Killis are not the hardiest fish. I would chalk the deaths up to poor stock over your water chemistry. If your other fish are doing fine I wouldn't worry...
 
Basically your water is fairly high in dissolved solids. Not a bad thing for most aquarium fish as pretty much all captive bred fish will adapt to your water.

Killis are not the hardiest fish. I would chalk the deaths up to poor stock over your water chemistry. If your other fish are doing fine I wouldn't worry...


Thanks, I figured it was the Killis but wasn't sure.
 
Your parameters sound pretty darned good to me. My hard water here in SoCal makes yours look like the Amazon.
Driftwood or peat filtration may lower the PH a little. Other than that I would say leave it be.
 
GH 6 is not only not hard, it is bordering on outright soft.

KH of 7 means your pH should be pretty stable over time.

pH of 8 is on the alkaline side, but given the GH, your fish should do OK.

Phosphate is basically meaningless without knowing the nitrate. In a planted tank, especially higher light ones, the goal is to try to maintain a ratio between these two. often folks who run co2 for their plants have to dose nitrates to keep the two in balance. In lower light planted tanks phosphates can result in algae.

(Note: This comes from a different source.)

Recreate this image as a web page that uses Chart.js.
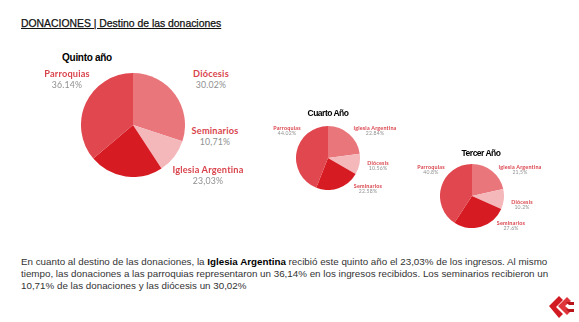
<!DOCTYPE html>
<html>
<head>
<meta charset="utf-8">
<script src="https://cdn.jsdelivr.net/npm/chart.js@4.4.0/dist/chart.umd.min.js"></script>
<style>
  html, body { margin: 0; padding: 0; background: #fff; }
  #page { position: relative; width: 579px; height: 322px; overflow: hidden; background: #fff; font-family: "Liberation Sans", Arial, sans-serif; }
  .title { position: absolute; left: 21px; top: 18px; font-size: 10.4px; color: #111; text-decoration: underline; -webkit-text-stroke: 0.25px #111; white-space: nowrap; }
  .pie { position: absolute; }
  .pie-title { position: absolute; font-weight: bold; color: #000; white-space: nowrap; transform: translateX(-50%); }
  .lbl { position: absolute; text-align: center; white-space: nowrap; transform: translateX(-50%); font-family: Lato, "Noto Sans", sans-serif; line-height: 1.15; }
  .lbl b { display: block; color: #d9444c; font-weight: bold; letter-spacing: 0.2px; }
  .lbl span { display: block; color: #909090; letter-spacing: 0.2px; }
  .body { position: absolute; left: 21px; top: 256px; width: 545px; font-size: 9.8px; line-height: 12px; color: #333; }
  .body b { color: #000; }
</style>
</head>
<body>
<div id="page">
  <div class="title">DONACIONES | Destino de las donaciones</div>

  <div class="body">En cuanto al destino de las donaciones, la <b>Iglesia Argentina</b> recibió este quinto año el 23,03% de los ingresos. Al mismo<br>tiempo, las donaciones a las parroquias representaron un 36,14% en los ingresos recibidos. Los seminarios recibieron un<br>10,71% de las donaciones y las diócesis un 30,02%</div>

  <svg style="position:absolute; left:547px; top:292px" width="28" height="26" viewBox="0 0 28 26">
    <path d="M2 14 L12 4 L16 8 L9 15 L16 22 L12 26 Z" fill="#d11a22"/>
    <path d="M11 14 L20 5 L24 9 L18 14 L24 19 L20 23 Z" fill="#e0343b"/>
    <path d="M19 10 L27 10 L27 13 L22 13 Z M19 17 L27 17 L27 20 L22 20 Z" fill="#b8141b"/>
  </svg>
</div>

<script>
// Quinto año
const quintoLabels = ['Diócesis', 'Seminarios', 'Iglesia Argentina', 'Parroquias'];
const quintoValues = [30.02, 10.71, 23.03, 36.14];
const quintoText = ['30.02%', '10,71%', '23,03%', '36.14%'];

// Cuarto Año
const cuartoLabels = ['Iglesia Argentina', 'Diócesis', 'Seminarios', 'Parroquias'];
const cuartoValues = [22.84, 10.56, 22.58, 44.02];
const cuartoText = ['22.84%', '10.56%', '22.58%', '44.02%'];

// Tercer Año
const tercerLabels = ['Iglesia Argentina', 'Diócesis', 'Seminarios', 'Parroquias'];
const tercerValues = [21.5, 10.2, 27.6, 40.8];
const tercerText = ['21,5%', '10.2%', '27.6%', '40.8%'];

const sliceColors = ['#e9767b', '#f4b7ba', '#d61b23', '#e1474f'];

const page = document.getElementById('page');

function addPie(opt) {
  const box = document.createElement('div');
  box.className = 'pie';
  box.style.left = (opt.cx - opt.r) + 'px';
  box.style.top = (opt.cy - opt.r) + 'px';
  box.style.width = (opt.r * 2) + 'px';
  box.style.height = (opt.r * 2) + 'px';
  const cv = document.createElement('canvas');
  cv.width = opt.r * 2;
  cv.height = opt.r * 2;
  box.appendChild(cv);
  page.appendChild(box);

  new Chart(cv, {
    type: 'pie',
    data: {
      labels: opt.labels,
      datasets: [{ data: opt.values, backgroundColor: sliceColors, borderWidth: 0 }],
    },
    options: {
      responsive: false,
      animation: false,
      rotation: opt.rotation || 0,
      layout: { padding: 0 },
      plugins: { legend: { display: false }, tooltip: { enabled: false } },
    },
  });

  const t = document.createElement('div');
  t.className = 'pie-title';
  t.textContent = opt.title;
  t.style.left = opt.titlePos[0] + 'px';
  t.style.top = opt.titlePos[1] + 'px';
  t.style.fontSize = opt.titleSize + 'px';
  t.style.letterSpacing = opt.titleSpacing + 'px';
  page.appendChild(t);

  // labels around the pie
  opt.labels.forEach((name, i) => {
    const l = document.createElement('div');
    l.className = 'lbl';
    l.style.left = opt.labelPos[i][0] + 'px';
    l.style.top = opt.labelPos[i][1] + 'px';
    l.style.fontSize = opt.labelSize + 'px';
    l.innerHTML = `<b>${name}</b><span style="font-size:${opt.labelSize * 0.95}px">${opt.text[i]}</span>`;
    page.appendChild(l);
  });
}

addPie({
  cx: 133, cy: 125, r: 52,
  labels: quintoLabels, values: quintoValues, text: quintoText,
  title: 'Quinto año', titlePos: [87, 52], titleSize: 10, titleSpacing: -0.3,
  labelSize: 9.2,
  labelPos: [[211, 69], [215, 126], [208, 165], [67, 69]],
});

addPie({
  cx: 328, cy: 158, r: 32,
  labels: cuartoLabels, values: cuartoValues, text: cuartoText,
  title: 'Cuarto Año', titlePos: [328, 108], titleSize: 8.5, titleSpacing: -0.5,
  labelSize: 5.4,
  labelPos: [[375, 125], [378, 159.5], [368, 182.5], [287, 125]],
});

addPie({
  cx: 472, cy: 196, r: 32,
  labels: tercerLabels, values: tercerValues, text: tercerText,
  title: 'Tercer Año', titlePos: [481, 148], titleSize: 8.5, titleSpacing: -0.5,
  labelSize: 5.4,
  labelPos: [[520, 163.5], [522, 198.5], [511, 220], [431, 163.5]],
});
</script>
</body>
</html>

I am not a snail person, but I do believe they may need added calcium for shell formation. Somebody who keeps escargot would have to chime in here.
 
Yeah it's planted. I listed all of my other test results in the first post. I can't for the world of my raise the nitrates though. I have tried dosing using the recommended seachem dose. But can't get them up. I filter with a Magnum 350 and Seachem Purigen.